EP by James Marriott
- Released: 24 June 2022
- Genre: Indie rock
- Length: 17:10
- Producers: James Marriott; Psylla; Jono Suter;

James Marriott chronology
| No Left Brain (2021) | Bitter Tongues (2022) | Are We There Yet? (2023) |

Singles from Bitter Tongues
- "Gold" Released: 10 December 2021; "Sleeping On Trains" Released: 14 January 2022;

= Bitter Tongues (EP) =

Bitter Tongues is the second EP by English indie rock musician James Marriott. Released on 24 June 2022, the EP focuses on themes of heartbreak, sexuality, love, and his creative persona on social media. Featuring the singles “Gold” and “Sleeping on Trains”, the EP reached No. 4 on the UK Indie Chart and No. 9 on the Scottish Charts.

== Recording and production ==
After releasing his debut EP No Left Brain, Marriott invested nearly everything into the production and development Bitter Tongues.

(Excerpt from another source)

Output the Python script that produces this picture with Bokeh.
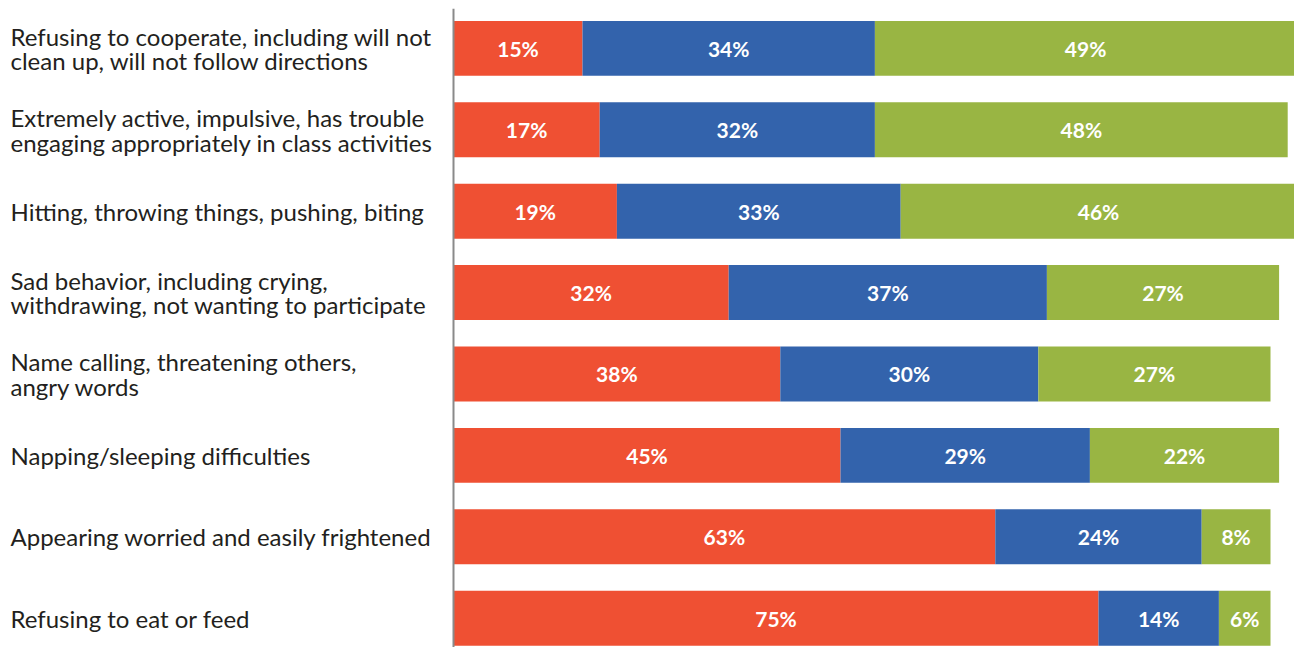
from bokeh.plotting import figure
from bokeh.models import Range1d, ColumnDataSource, Span
from bokeh.core.properties import value
from bokeh.embed import file_html
from bokeh.resources import INLINE

categories = [
    "Refusing to cooperate, including will not\nclean up, will not follow directions",
    "Extremely active, impulsive, has trouble\nengaging appropriately in class activities",
    "Hitting, throwing things, pushing, biting",
    "Sad behavior, including crying,\nwithdrawing, not wanting to participate",
    "Name calling, threatening others,\nangry words",
    "Napping/sleeping difficulties",
    "Appearing worried and easily frightened",
    "Refusing to eat or feed",
]
series_a = [15, 17, 19, 32, 38, 45, 63, 75]   # red
series_b = [34, 32, 33, 37, 30, 29, 24, 14]   # blue
series_c = [49, 48, 46, 27, 27, 22, 8, 6]     # green
colors = ["#EF5033", "#3363AC", "#99B543"]

W, H = 1294, 647
axis_px = 453
px_per = 8.6
x_start = -axis_px / px_per
x_end = (W - axis_px) / px_per

ys = list(range(len(categories)))

p = figure(width=W, height=H, output_backend="svg", toolbar_location=None,
           x_range=Range1d(x_start, x_end), y_range=Range1d(7.36, -0.49),
           min_border_left=0, min_border_right=0, min_border_top=8, min_border_bottom=0)
p.xaxis.visible = False
p.yaxis.visible = False
p.xgrid.visible = False
p.ygrid.visible = False
p.outline_line_color = None
p.background_fill_color = "white"
p.border_fill_color = "white"

lefts, rights, ys_all, cols, labels, mids = [], [], [], [], [], []
for i in ys:
    start = 0
    for vals, c in zip([series_a, series_b, series_c], colors):
        v = vals[i]
        lefts.append(start)
        rights.append(start + v)
        ys_all.append(i)
        cols.append(c)
        labels.append(f"{v}%")
        mids.append(start + v / 2)
        start += v

src = ColumnDataSource(dict(left=lefts, right=rights, y=ys_all, color=cols, label=labels, mid=mids))
p.hbar(y="y", left="left", right="right", height=0.675, fill_color="color", line_color=None, source=src)
p.text(x="mid", y="y", text="label", source=src, text_color="white",
       text_font=value("Lato"), text_font_style="bold", text_font_size="21px",
       text_align="center", text_baseline="middle")

p.add_layout(Span(location=0, dimension="height", line_color="#8a8a8a", line_width=2))

lab_src = ColumnDataSource(dict(x=[x_start + 10 / px_per] * len(categories), y=ys, text=categories))
p.text(x="x", y="y", text="text", source=lab_src, text_color="#231f20",
       text_font=value("Lato"), text_font_size="24px", text_align="left",
       text_baseline="middle", text_line_height=0.85)

open("out.html", "w").write(file_html(p, INLINE))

He dipped into his savings in order to make music videos and finish production on the project.

Several of the songs went through extensive rewrites. In an interview with Brig News, Marriott describes the various rewrites that "Grapes", the fifth and final track, went through: “I said the ‘did nobody ever tell you grapes are better in September’ [lyric] to someone, and then I immediately wrote it down, and then I just had that lyric like rolling around in my head for a while."

==Themes==
Bitter Tongues depicts Marriott’s experiences with heartbreak, sexuality, love, and his creative persona on social media. The various tracks on the EP explore various emotions.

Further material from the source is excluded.